--- start RECORDS SUPPLIED ---

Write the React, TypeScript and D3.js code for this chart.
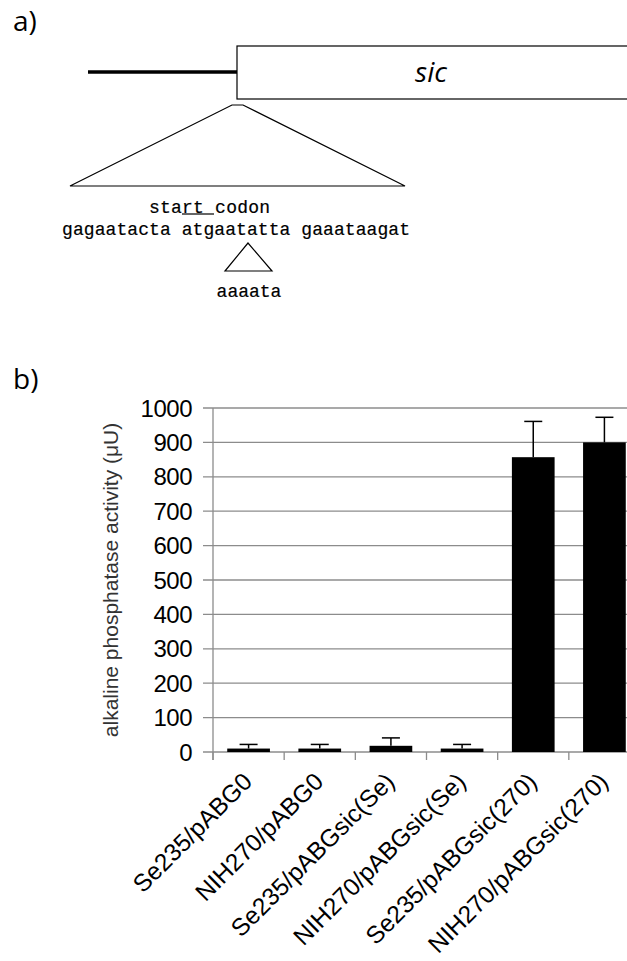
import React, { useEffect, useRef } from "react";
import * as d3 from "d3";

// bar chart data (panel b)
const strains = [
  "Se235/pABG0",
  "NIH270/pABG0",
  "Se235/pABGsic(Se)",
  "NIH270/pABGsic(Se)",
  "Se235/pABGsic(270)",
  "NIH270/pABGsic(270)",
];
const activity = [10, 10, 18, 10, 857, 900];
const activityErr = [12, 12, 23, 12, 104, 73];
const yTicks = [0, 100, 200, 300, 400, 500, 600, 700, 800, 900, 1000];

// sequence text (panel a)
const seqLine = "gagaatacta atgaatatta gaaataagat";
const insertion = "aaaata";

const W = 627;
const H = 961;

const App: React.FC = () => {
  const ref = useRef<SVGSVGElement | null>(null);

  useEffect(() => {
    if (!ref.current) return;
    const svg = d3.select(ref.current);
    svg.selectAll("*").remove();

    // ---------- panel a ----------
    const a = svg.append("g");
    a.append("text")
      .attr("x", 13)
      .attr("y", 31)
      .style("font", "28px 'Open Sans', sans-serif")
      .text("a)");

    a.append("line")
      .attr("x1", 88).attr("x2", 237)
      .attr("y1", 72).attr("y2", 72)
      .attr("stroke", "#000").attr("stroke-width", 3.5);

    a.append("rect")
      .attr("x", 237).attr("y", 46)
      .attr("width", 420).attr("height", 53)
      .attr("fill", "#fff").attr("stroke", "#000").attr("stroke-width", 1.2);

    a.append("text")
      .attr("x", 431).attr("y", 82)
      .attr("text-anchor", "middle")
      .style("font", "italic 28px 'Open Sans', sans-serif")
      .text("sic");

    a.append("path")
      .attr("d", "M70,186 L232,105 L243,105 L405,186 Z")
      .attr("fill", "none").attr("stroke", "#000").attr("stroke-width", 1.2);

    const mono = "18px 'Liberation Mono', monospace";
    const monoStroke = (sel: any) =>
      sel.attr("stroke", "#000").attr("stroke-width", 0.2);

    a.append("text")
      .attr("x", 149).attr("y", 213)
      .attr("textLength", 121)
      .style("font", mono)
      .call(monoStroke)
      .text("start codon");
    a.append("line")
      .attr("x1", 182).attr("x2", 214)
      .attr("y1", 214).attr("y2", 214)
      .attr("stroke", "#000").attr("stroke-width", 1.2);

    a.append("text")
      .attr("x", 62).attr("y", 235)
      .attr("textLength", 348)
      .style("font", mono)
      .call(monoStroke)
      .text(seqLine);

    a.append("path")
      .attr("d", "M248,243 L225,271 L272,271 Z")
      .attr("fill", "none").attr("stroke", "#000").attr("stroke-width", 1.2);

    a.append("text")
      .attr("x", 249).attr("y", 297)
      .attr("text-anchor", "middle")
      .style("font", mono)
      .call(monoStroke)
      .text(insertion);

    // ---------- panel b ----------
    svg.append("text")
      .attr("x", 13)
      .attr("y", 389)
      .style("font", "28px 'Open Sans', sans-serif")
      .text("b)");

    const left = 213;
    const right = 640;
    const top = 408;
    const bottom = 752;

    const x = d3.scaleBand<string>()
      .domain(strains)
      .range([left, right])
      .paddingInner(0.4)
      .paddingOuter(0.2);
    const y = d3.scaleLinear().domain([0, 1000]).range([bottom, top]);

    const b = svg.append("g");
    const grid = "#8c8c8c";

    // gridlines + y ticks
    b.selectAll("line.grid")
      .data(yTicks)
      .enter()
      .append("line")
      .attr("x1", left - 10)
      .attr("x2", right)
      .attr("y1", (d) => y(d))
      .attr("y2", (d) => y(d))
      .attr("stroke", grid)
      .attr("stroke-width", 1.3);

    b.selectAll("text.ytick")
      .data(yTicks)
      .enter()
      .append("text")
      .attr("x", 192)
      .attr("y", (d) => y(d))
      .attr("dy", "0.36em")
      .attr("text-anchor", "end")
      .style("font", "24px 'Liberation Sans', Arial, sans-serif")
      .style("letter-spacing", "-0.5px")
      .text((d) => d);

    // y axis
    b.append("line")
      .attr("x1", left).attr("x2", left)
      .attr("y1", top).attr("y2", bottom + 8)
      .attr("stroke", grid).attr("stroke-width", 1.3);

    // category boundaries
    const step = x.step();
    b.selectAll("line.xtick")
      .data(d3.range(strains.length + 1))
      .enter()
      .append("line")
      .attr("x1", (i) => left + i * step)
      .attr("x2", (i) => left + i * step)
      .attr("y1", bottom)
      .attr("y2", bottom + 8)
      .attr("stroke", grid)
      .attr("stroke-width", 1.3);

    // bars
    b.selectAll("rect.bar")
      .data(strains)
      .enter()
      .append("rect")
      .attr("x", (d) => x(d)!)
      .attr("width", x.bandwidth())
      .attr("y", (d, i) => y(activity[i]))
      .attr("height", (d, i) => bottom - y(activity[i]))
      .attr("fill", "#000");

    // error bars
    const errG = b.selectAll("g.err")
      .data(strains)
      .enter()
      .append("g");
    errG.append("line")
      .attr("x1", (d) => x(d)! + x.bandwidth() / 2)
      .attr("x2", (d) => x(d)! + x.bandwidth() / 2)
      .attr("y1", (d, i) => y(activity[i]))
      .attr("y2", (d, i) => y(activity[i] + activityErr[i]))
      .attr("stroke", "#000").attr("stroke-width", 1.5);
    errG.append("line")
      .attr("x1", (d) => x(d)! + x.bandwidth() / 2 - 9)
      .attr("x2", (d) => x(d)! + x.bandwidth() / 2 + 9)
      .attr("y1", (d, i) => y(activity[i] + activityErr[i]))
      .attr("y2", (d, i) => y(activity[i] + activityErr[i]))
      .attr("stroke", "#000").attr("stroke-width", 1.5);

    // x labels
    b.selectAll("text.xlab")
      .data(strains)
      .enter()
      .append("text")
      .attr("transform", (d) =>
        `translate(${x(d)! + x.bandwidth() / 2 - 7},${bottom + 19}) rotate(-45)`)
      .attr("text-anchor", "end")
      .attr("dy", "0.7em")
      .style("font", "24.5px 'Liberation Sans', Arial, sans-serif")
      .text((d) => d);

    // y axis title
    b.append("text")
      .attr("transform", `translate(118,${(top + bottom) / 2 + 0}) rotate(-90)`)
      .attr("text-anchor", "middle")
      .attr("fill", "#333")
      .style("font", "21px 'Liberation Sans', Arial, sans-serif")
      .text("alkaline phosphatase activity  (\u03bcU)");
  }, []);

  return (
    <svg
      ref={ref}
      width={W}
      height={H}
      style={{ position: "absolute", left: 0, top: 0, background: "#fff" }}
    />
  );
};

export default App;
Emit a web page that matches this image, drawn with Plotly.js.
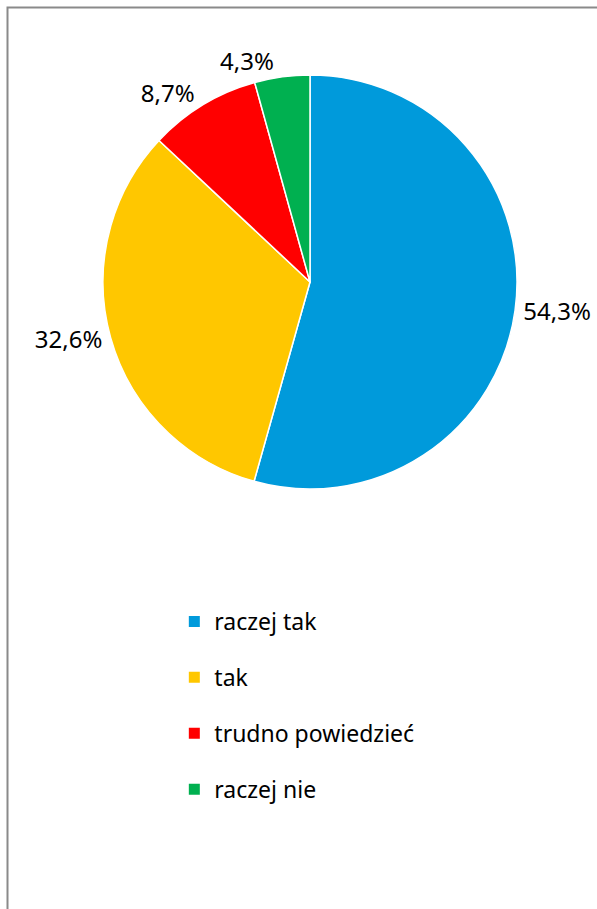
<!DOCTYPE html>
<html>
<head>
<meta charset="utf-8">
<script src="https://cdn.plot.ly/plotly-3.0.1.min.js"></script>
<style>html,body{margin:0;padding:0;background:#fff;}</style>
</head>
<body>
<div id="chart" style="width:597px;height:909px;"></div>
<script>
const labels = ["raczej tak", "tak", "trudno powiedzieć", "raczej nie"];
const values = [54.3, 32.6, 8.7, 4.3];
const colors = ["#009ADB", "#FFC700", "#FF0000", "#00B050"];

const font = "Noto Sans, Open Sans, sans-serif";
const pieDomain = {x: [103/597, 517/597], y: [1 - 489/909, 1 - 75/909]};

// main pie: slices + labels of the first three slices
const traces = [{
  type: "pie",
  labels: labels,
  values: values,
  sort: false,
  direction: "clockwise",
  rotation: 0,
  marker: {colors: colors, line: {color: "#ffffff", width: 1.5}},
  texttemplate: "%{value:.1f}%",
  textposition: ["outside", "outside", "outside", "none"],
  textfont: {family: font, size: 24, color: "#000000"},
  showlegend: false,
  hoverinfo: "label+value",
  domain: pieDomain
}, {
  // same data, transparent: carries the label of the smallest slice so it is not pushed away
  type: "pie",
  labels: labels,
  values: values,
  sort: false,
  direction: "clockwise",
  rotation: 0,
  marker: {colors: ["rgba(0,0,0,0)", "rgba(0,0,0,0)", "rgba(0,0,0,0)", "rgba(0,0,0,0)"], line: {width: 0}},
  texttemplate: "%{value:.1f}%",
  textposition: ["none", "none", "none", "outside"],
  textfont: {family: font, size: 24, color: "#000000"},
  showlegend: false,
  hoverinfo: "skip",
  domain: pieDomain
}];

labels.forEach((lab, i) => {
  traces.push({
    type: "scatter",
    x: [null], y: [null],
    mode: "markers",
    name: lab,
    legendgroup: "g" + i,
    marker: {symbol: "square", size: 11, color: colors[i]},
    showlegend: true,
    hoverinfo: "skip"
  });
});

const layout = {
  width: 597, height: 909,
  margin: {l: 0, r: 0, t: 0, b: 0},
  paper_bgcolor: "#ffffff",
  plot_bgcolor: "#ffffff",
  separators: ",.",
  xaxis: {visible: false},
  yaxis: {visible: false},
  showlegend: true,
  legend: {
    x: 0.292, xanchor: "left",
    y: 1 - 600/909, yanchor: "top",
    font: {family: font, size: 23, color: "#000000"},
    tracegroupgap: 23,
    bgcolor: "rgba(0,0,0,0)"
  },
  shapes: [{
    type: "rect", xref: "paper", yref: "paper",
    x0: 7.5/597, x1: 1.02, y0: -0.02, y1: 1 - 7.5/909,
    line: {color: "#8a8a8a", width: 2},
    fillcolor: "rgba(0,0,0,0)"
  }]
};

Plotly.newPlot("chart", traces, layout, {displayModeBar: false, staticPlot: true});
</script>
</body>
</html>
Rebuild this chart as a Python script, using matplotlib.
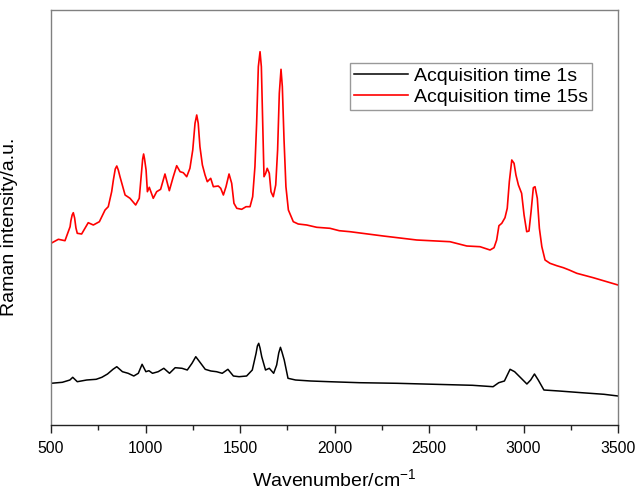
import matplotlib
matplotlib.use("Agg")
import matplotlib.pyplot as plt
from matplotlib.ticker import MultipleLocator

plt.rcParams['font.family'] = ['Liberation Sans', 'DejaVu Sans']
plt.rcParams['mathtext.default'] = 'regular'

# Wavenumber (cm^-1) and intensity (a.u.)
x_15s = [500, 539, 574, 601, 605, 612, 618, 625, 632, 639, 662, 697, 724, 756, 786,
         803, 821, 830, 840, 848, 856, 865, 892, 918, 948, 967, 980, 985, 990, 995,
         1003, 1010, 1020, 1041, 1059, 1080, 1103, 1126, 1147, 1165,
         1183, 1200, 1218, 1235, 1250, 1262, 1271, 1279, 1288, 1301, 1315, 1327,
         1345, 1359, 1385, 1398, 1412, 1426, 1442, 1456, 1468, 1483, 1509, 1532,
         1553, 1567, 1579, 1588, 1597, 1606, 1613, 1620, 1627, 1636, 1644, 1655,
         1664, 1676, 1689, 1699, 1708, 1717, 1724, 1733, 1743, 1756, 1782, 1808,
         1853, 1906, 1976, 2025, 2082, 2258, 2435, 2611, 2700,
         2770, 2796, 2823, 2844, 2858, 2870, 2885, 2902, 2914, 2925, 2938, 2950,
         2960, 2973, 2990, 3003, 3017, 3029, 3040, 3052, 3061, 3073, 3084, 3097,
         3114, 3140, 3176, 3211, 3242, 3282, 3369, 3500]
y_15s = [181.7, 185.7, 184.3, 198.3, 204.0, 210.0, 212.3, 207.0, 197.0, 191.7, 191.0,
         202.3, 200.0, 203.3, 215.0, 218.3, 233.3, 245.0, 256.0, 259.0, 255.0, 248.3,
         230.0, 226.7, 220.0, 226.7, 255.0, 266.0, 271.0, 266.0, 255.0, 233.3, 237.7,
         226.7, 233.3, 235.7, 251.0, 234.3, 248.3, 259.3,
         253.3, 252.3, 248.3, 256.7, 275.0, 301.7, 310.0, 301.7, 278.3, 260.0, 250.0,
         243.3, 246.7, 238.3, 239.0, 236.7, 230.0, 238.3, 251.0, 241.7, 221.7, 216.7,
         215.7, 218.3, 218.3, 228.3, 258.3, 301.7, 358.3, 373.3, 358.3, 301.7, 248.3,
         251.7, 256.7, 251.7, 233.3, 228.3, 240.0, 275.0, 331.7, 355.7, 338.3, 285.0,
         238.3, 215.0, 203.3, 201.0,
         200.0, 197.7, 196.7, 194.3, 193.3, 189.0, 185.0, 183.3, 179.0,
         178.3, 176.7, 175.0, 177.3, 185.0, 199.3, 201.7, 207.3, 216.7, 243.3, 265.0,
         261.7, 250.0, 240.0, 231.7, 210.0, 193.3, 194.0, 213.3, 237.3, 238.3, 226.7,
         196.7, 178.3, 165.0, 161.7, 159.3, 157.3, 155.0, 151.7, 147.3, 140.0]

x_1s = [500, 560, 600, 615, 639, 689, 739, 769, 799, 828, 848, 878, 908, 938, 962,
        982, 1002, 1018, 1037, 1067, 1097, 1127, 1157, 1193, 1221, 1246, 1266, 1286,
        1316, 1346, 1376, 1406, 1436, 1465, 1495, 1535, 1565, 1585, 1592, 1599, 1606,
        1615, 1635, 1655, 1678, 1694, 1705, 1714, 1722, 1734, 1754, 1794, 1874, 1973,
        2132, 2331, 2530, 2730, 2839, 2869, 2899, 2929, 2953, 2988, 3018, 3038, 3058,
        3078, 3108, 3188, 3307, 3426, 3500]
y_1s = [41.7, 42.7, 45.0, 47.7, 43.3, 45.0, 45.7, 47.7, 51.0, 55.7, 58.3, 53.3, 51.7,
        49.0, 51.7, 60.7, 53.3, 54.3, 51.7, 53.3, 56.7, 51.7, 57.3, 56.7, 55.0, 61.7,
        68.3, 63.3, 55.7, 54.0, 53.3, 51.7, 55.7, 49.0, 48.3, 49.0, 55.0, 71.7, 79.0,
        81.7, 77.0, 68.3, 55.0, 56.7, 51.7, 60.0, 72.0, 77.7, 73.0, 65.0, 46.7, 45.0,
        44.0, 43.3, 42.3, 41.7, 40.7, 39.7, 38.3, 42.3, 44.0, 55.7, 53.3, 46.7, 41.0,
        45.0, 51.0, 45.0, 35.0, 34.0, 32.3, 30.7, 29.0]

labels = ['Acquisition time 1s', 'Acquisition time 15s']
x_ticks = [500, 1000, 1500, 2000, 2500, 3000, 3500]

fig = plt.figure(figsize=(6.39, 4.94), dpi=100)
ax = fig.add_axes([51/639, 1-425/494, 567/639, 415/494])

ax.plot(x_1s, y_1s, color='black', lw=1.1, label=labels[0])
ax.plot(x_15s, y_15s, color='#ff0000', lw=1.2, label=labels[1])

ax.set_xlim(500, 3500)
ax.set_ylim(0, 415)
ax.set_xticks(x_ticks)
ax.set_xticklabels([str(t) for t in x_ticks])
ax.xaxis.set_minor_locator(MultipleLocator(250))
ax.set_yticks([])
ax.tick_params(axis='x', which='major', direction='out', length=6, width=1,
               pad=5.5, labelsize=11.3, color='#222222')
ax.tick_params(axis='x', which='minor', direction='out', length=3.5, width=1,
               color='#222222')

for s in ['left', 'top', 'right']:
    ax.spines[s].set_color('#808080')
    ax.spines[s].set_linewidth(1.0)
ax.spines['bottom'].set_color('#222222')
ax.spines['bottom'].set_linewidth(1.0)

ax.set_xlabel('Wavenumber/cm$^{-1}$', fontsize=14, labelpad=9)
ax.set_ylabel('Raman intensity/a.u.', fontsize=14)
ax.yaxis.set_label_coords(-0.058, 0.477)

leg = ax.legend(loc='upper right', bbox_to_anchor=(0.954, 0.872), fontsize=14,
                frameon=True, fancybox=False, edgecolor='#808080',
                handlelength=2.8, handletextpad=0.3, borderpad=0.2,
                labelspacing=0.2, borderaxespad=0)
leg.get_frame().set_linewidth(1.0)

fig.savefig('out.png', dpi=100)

--- end RECORDS SUPPLIED ---

→ EXERCISE BRIEF
Leave out any pictures, please, and quote only the lines from the top of the data through the line that contains "import * as".

→ FINAL ANSWER
Write the React, TypeScript and D3.js code for this chart.
import React, { useEffect, useRef } from "react";
import * as d3 from "d3";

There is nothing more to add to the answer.